In 1919 a committee was elected to build a new Synagogue and Talmud Torah, which is the present Synagogue on Crescent Street. The Committee was as follows: Harry A. Stone, Chairman; Alfred Freedman, Treasurer; Rabbi A. S. Borvick, Assistant Treasurer; Bernard B. Hollman, Secretary; others on the Committee were: Jacob Winneg, Benjamin Winneg, Manual Miller, Nathan Barron, Benjamin Miller, Joseph Stone, I. Klien, Samuel Fish, Israel Rubin, Abraham Meyers, Samuel Beal, Fred Robinson, Albert K. Shimelovich, Nathan Weiss, Mr. Marcus and Joseph A. Stone, all of whose names appear on a bronze tablet, which was presented to the Synagogue by the Committee.

The pews of the Synagogue were presented by the Ladies Auxiliary and the Sisterhood, under the leadership of Mrs. Alfred Freedman.

In 1929 the Sisterhood was organized with the following charter members: Nathan Newman, Albert E. Shimelovich, Harold Clasky, Allen Rosen, William Winneg, Louis Lang, Ira Franklin, Fred Robinson, Samuel Beal and Sidney Grossman. They were instrumental in obtaining funds for the erection of the fence that now surrounds the Synagogue, and in other ways beautifying the Synagogue grounds.

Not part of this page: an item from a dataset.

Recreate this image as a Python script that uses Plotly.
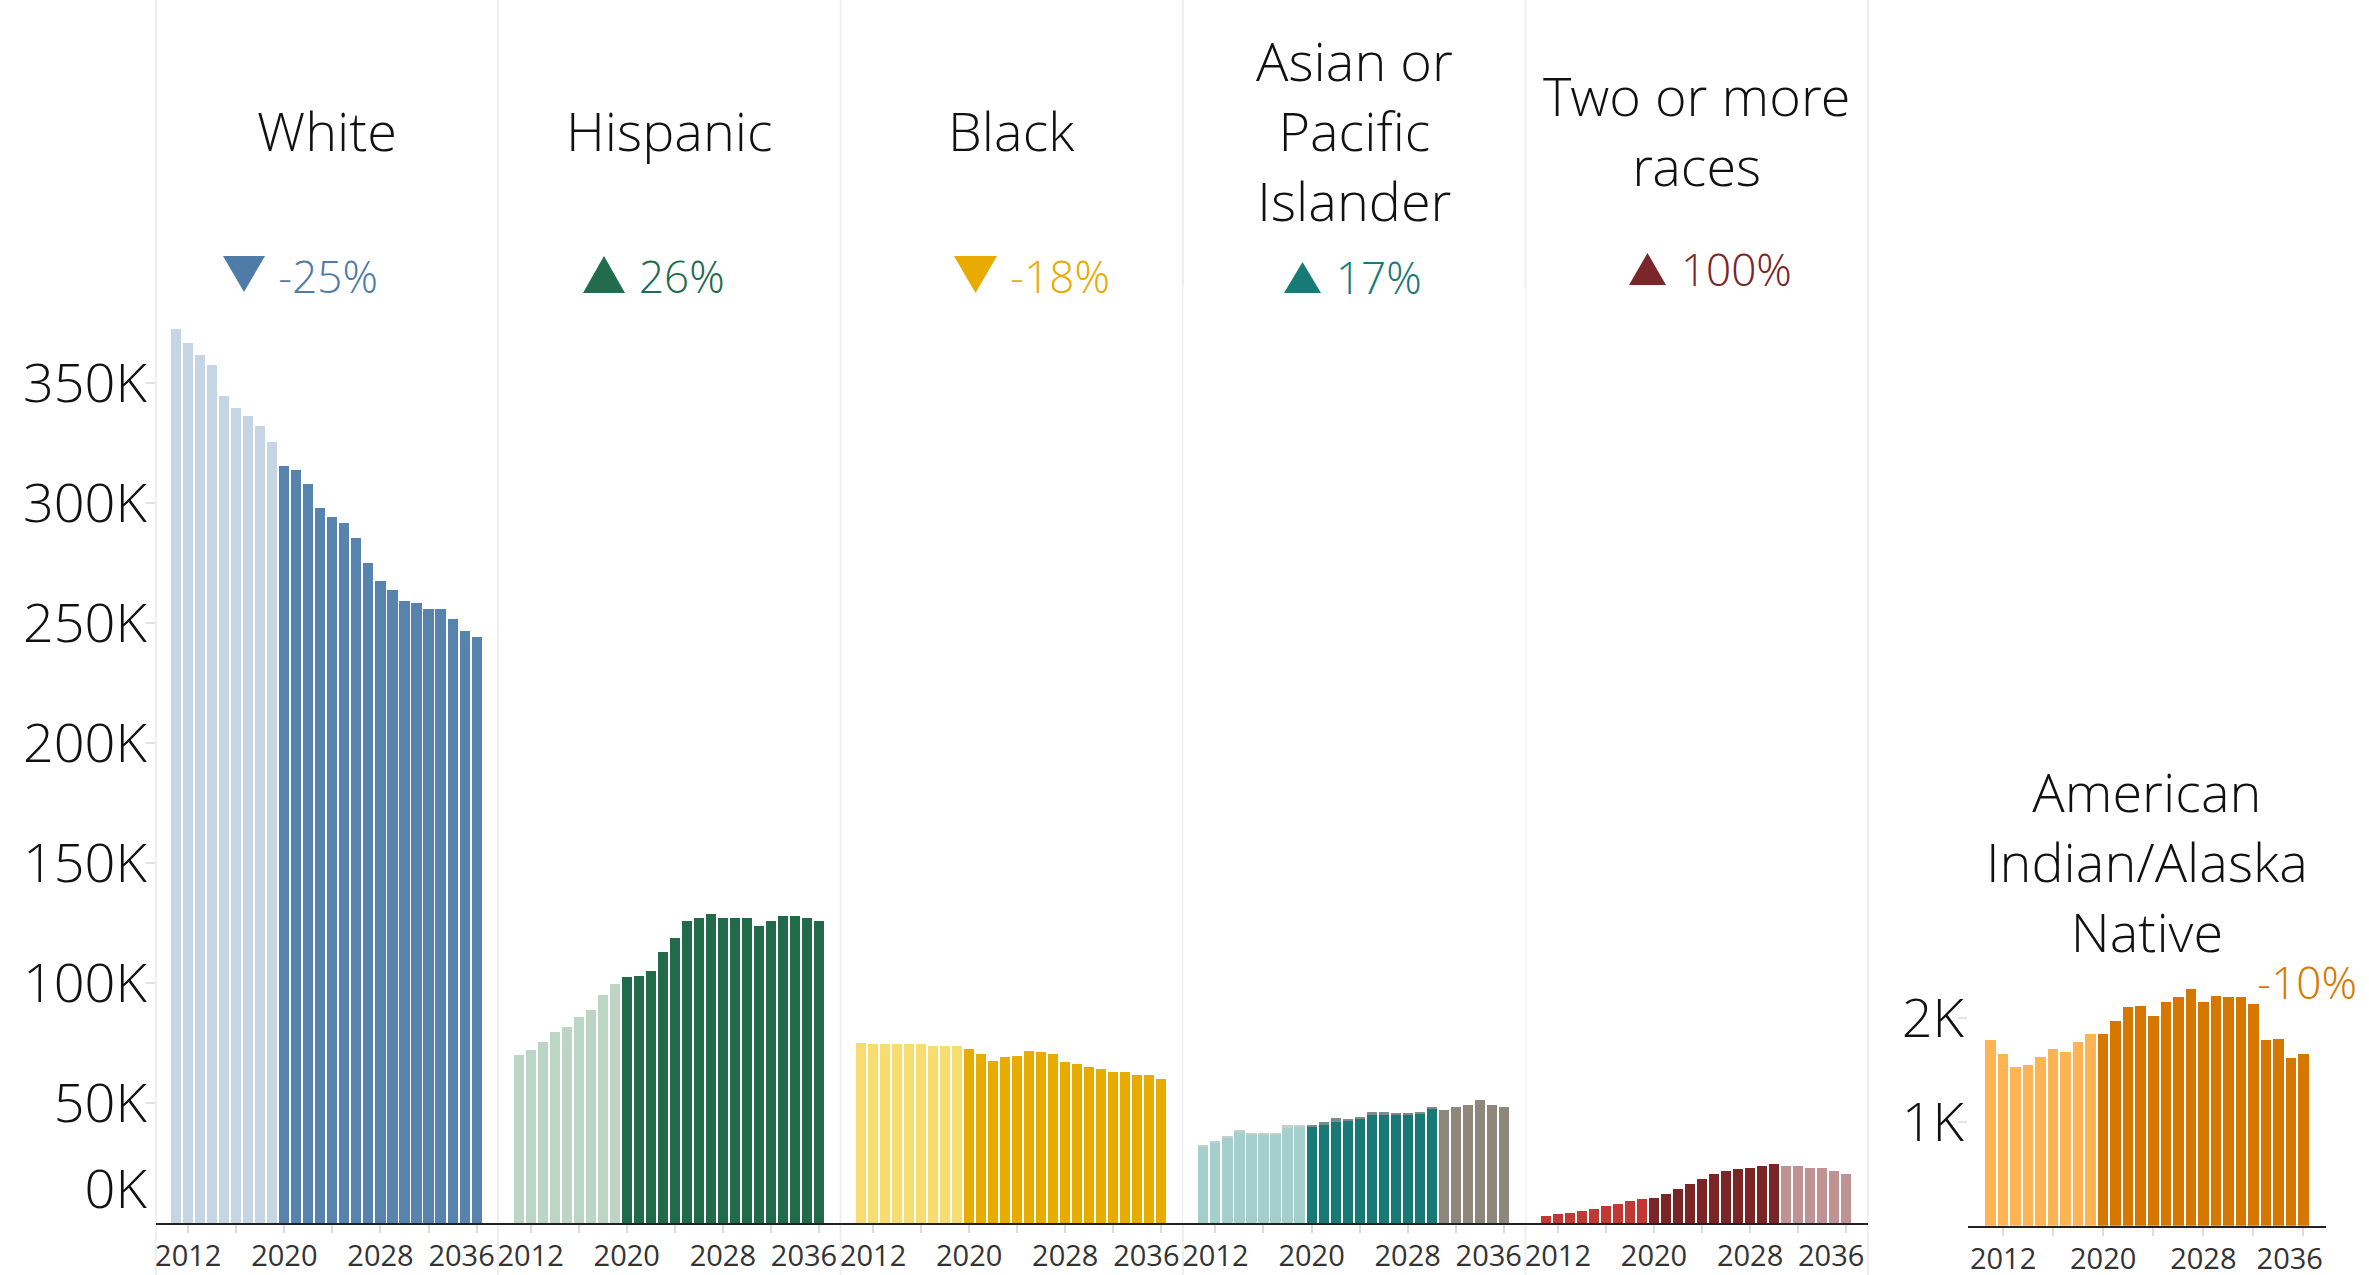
import plotly.graph_objects as go

W, H = 2369, 1275


def X(px):
    return px / W


def Y(py):
    return 1 - py / H


# ---------------- data ----------------
years = list(range(2011, 2037))
tick_years = [2012, 2020, 2028, 2036]

white = [372.8, 366.7, 361.8, 357.6, 344.6, 339.7, 336.4, 332.2, 325.4,
         315.7, 313.7, 308.2, 297.9, 294.4, 291.7, 285.4, 275.1, 267.5,
         264.0, 259.3, 258.6, 255.8, 255.8, 251.7, 246.9, 244.2]
hispanic = [70.3, 72.2, 75.7, 79.9, 81.9, 86.1, 88.9, 95.0, 99.9,
            102.6, 103.2, 105.3, 112.9, 119.0, 126.0, 127.4, 128.8, 127.4,
            127.4, 127.4, 124.0, 126.0, 128.1, 128.1, 127.4, 126.0]
black = [75.3, 74.7, 74.7, 74.7, 74.7, 74.7, 74.0, 74.0, 74.0,
         72.6, 70.6, 67.8, 69.2, 69.9, 71.9, 71.3, 70.6, 67.2,
         66.5, 65.1, 64.4, 63.1, 63.1, 61.7, 61.7, 60.3]
asian = [32.0, 33.4, 35.5, 38.3, 36.9, 36.9, 36.8, 39.6, 40.0,
         40.3, 41.0, 42.3, 42.5, 43.6, 45.0, 45.0, 45.0, 45.0, 45.7, 47.8,
         None, None, None, None, None, None]
pacific_islander = [0.6, 0.6, 0.6, 0.6, 0.6, 0.6, 0.7, 1.4, 1.0,
                    0.7, 1.3, 1.4, 0.6, 0.7, 1.5, 1.5, 0.8, 0.8, 0.8, 0.8,
                    None, None, None, None, None, None]
asian_pi_combined = [None] * 20 + [47.2, 48.6, 49.3, 51.3, 49.2, 48.5]
two_or_more = [3.06, 3.75, 4.44, 5.14, 5.83, 7.22, 7.92, 9.31, 10.0,
               10.7, 12.1, 14.2, 16.25, 18.3, 20.4, 21.8, 22.5, 23.2,
               23.9, 24.6, 23.9, 23.9, 23.2, 23.2, 21.8, 20.4]
aian = [1781, 1653, 1527, 1543, 1621, 1701, 1669, 1765, 1842,
        1842, 1971, 2100, 2116, 2019, 2148, 2196, 2273, 2148,
        2212, 2196, 2196, 2132, 1781, 1797, 1608, 1653]

main_titles = ["White", "Hispanic", "Black", "Asian or<br>Pacific<br>Islander",
               "Two or more<br>races"]
aian_title = "American<br>Indian/Alaska<br>Native"
changes = ["-25%", "26%", "-18%", "17%", "100%"]
aian_change = "-10%"

y_ticks = [0, 50, 100, 150, 200, 250, 300, 350]
y_tick_text = ["0K", "50K", "100K", "150K", "200K", "250K", "300K", "350K"]
aian_ticks = [0, 1000, 2000]
aian_tick_text = ["", "1K", "2K"]

# ---------------- styling ----------------
FONT = "Open Sans Light, Open Sans"
FONT_REG = "Open Sans"
PROJ = 2020   # first projected year (darker colour)
LATE = 2031   # third colour band in some panels


def colors(c1, c2, c3=None):
    out = []
    for yr in years:
        if yr < PROJ:
            out.append(c1)
        elif c3 is not None and yr >= LATE:
            out.append(c3)
        else:
            out.append(c2)
    return out


K = lambda arr: [None if v is None else v * 1000 for v in arr]

fig = go.Figure()

bar_kw = dict(marker_line_width=0, hoverinfo="x+y", showlegend=False)

fig.add_trace(go.Bar(x=years, y=K(white), xaxis="x", yaxis="y",
                     marker_color=colors("#c5d5e3", "#5784ae"), **bar_kw))
fig.add_trace(go.Bar(x=years, y=K(hispanic), xaxis="x2", yaxis="y2",
                     marker_color=colors("#bdd5c4", "#216a4a"), **bar_kw))
fig.add_trace(go.Bar(x=years, y=K(black), xaxis="x3", yaxis="y3",
                     marker_color=colors("#f7dc6f", "#e8ab00"), **bar_kw))
fig.add_trace(go.Bar(x=years, y=K(asian), xaxis="x4", yaxis="y4",
                     marker_color=colors("#a4cfcd", "#187a76"), **bar_kw))
fig.add_trace(go.Bar(x=years, y=K(pacific_islander), xaxis="x4", yaxis="y4",
                     marker_color=colors("#c3d0ce", "#7b8d8a"), **bar_kw))
fig.add_trace(go.Bar(x=years, y=K(asian_pi_combined), xaxis="x4", yaxis="y4",
                     marker_color="#8f877c", **bar_kw))
fig.add_trace(go.Bar(x=years, y=K(two_or_more), xaxis="x5", yaxis="y5",
                     marker_color=colors("#c23834", "#7a2627", "#bf9394"), **bar_kw))
fig.add_trace(go.Bar(x=years, y=aian, xaxis="x6", yaxis="y6",
                     marker_color=colors("#feb453", "#d57700"), **bar_kw))

# ---------------- axes ----------------
P0, PW = 155.8, 342.4
BASE, TOP = 1223.3, 287.3
YMAX = 390000
XR = [2009.3, 2037.8]

label_pos = [t if t != 2036 else 2034.75 for t in tick_years]

layout = dict(
    width=W, height=H, margin=dict(l=0, r=0, t=0, b=0, autoexpand=False),
    paper_bgcolor="white", plot_bgcolor="white",
    barmode="stack", bargap=0.16,
    font=dict(family=FONT_REG, color="#111111"),
)


def xaxis_def(x0, x1, anchor, xr, lab):
    return dict(
        domain=[X(x0), X(x1)], range=xr, anchor=anchor, automargin=False,
        showgrid=False, zeroline=False,
        showline=True, linecolor="#222222", linewidth=2, layer="below traces",
        tickmode="array", tickvals=lab, ticktext=[str(t) for t in tick_years],
        ticks="inside", ticklen=0, tickcolor="rgba(0,0,0,0)",
        minor=dict(tickmode="array", tickvals=list(range(2012, 2037, 4)),
                   ticks="outside", ticklen=8, tickcolor="#dcdcdc", tickwidth=1.5,
                   showgrid=False),
        tickfont=dict(size=29, color="#333333", family=FONT_REG),
        ticklabelstandoff=6, fixedrange=True,
    )


for i in range(5):
    n = "" if i == 0 else str(i + 1)
    x0 = P0 + PW * i
    layout["xaxis" + n] = xaxis_def(x0, x0 + PW, "y" + n, XR, label_pos)
    ya = dict(domain=[Y(BASE), Y(TOP)], range=[0, YMAX], anchor="x" + n,
              automargin=False,
              showgrid=False, zeroline=False, showline=False, fixedrange=True)
    if i == 0:
        ya.update(
            tickmode="array",
            tickvals=[14200 if v == 0 else v * 1000 for v in y_ticks],
            ticktext=y_tick_text,
            ticks="inside", ticklen=0, tickcolor="rgba(0,0,0,0)",
            minor=dict(tickmode="array", tickvals=[v * 1000 for v in y_ticks],
                       ticks="outside", ticklen=9, tickcolor="#e2e2e2", tickwidth=1.5,
                       showgrid=False),
            tickfont=dict(size=54, color="#111111", family=FONT, weight=300),
            ticklabelstandoff=8,
        )
    else:
        ya.update(showticklabels=False, ticks="")
    layout["yaxis" + n] = ya

# American Indian / Alaska Native panel
A_L, A_R = 1968, 2326
A_BASE, A_TOP = 1225.7, 976.0
aian_label_pos = [t if t != 2036 else 2034.9 for t in tick_years]
layout["xaxis6"] = xaxis_def(A_L, A_R, "y6", [2009.2, 2037.8], aian_label_pos)
layout["yaxis6"] = dict(
    domain=[Y(A_BASE), Y(A_TOP)], range=[0, 2400], anchor="x6", automargin=False,
    showgrid=False, zeroline=False, showline=False, fixedrange=True,
    tickmode="array", tickvals=aian_ticks[1:], ticktext=aian_tick_text[1:],
    ticks="inside", ticklen=0, tickcolor="rgba(0,0,0,0)",
    minor=dict(tickmode="array", tickvals=aian_ticks, ticks="outside", ticklen=9,
               tickcolor="#e2e2e2", tickwidth=1.5, showgrid=False),
    tickfont=dict(size=54, color="#111111", family=FONT, weight=300),
    ticklabelstandoff=3,
)

fig.update_layout(**layout)

# ---------------- dividers ----------------
shapes = []
for i in range(6):
    xp = P0 + PW * i
    shapes.append(dict(type="line", xref="paper", yref="paper",
                       x0=X(xp), x1=X(xp), y0=0, y1=1,
                       line=dict(color="#eeeeee", width=2), layer="below"))

# ---------------- titles & change indicators ----------------
ann = []
for i, t in enumerate(main_titles):
    cx = P0 + PW * (i + 0.5)
    ann.append(dict(xref="paper", yref="paper", x=X(cx), y=Y(130), text=t,
                    showarrow=False, xanchor="center", yanchor="middle",
                    font=dict(size=54, family=FONT, color="#111111", weight=300)))
ann.append(dict(xref="paper", yref="paper", x=X(2147), y=Y(861), text=aian_title,
                showarrow=False, xanchor="center", yanchor="middle",
                font=dict(size=54, family=FONT, color="#111111", weight=300)))

change_colors = ["#4f7ba8", "#226b4c", "#e9ab00", "#177a75", "#7b2628"]
# (direction, tri_left, tri_right, tri_top, tri_bottom, text_left, text_mid)
indicator_geom = [
    ("down", 223, 265, 256, 292, 276, 276),
    ("up", 583, 625, 256, 293, 637, 276),
    ("down", 954, 997, 256, 293, 1008, 276),
    ("up", 1284, 1321, 262, 293, 1334, 277),
    ("up", 1629, 1666, 253, 285, 1679, 269),
]
for (d, l, r, t, b, tx, ty), txt, col in zip(indicator_geom, changes, change_colors):
    cx = (l + r) / 2
    if d == "down":
        path = f"M {X(l)} {Y(t)} L {X(r)} {Y(t)} L {X(cx)} {Y(b)} Z"
    else:
        path = f"M {X(l)} {Y(b)} L {X(r)} {Y(b)} L {X(cx)} {Y(t)} Z"
    shapes.append(dict(type="path", xref="paper", yref="paper", path=path,
                       fillcolor=col, line=dict(width=0)))
    ann.append(dict(xref="paper", yref="paper", x=X(tx), y=Y(ty), text=txt,
                    showarrow=False, xanchor="left", yanchor="middle",
                    font=dict(size=44, family=FONT, color=col, weight=300)))

ann.append(dict(xref="paper", yref="paper", x=X(2307), y=Y(982), text=aian_change,
                showarrow=False, xanchor="center", yanchor="middle",
                font=dict(size=44, family=FONT, color="#d87800", weight=300)))

fig.update_layout(shapes=shapes, annotations=ann)

fig.write_html("out.html", config={"displayModeBar": False},
               post_script="document.body.style.margin='0';document.body.style.overflow='hidden';")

Two new organizations now existing in the Orthodox Jewish community of Brockton are the Ladies Auxiliary of the Talmud Torah and the Sisterhood of the Synagogue, both serving and valuable organizations, striving and perpetuating the cause of traditional Judaism in Brockton.

From these early beginnings, a large community has been built up, which the Synagogue on Crescent Street and its adjoining Hebrew school, seeks to serve at all times. The few pioneers, who 36 years ago banded together perpetuating the traditions of Judaism in Brockton and building on a sound foundation, the faith of their fathers, and this faith in the guiding light of their followers to this day.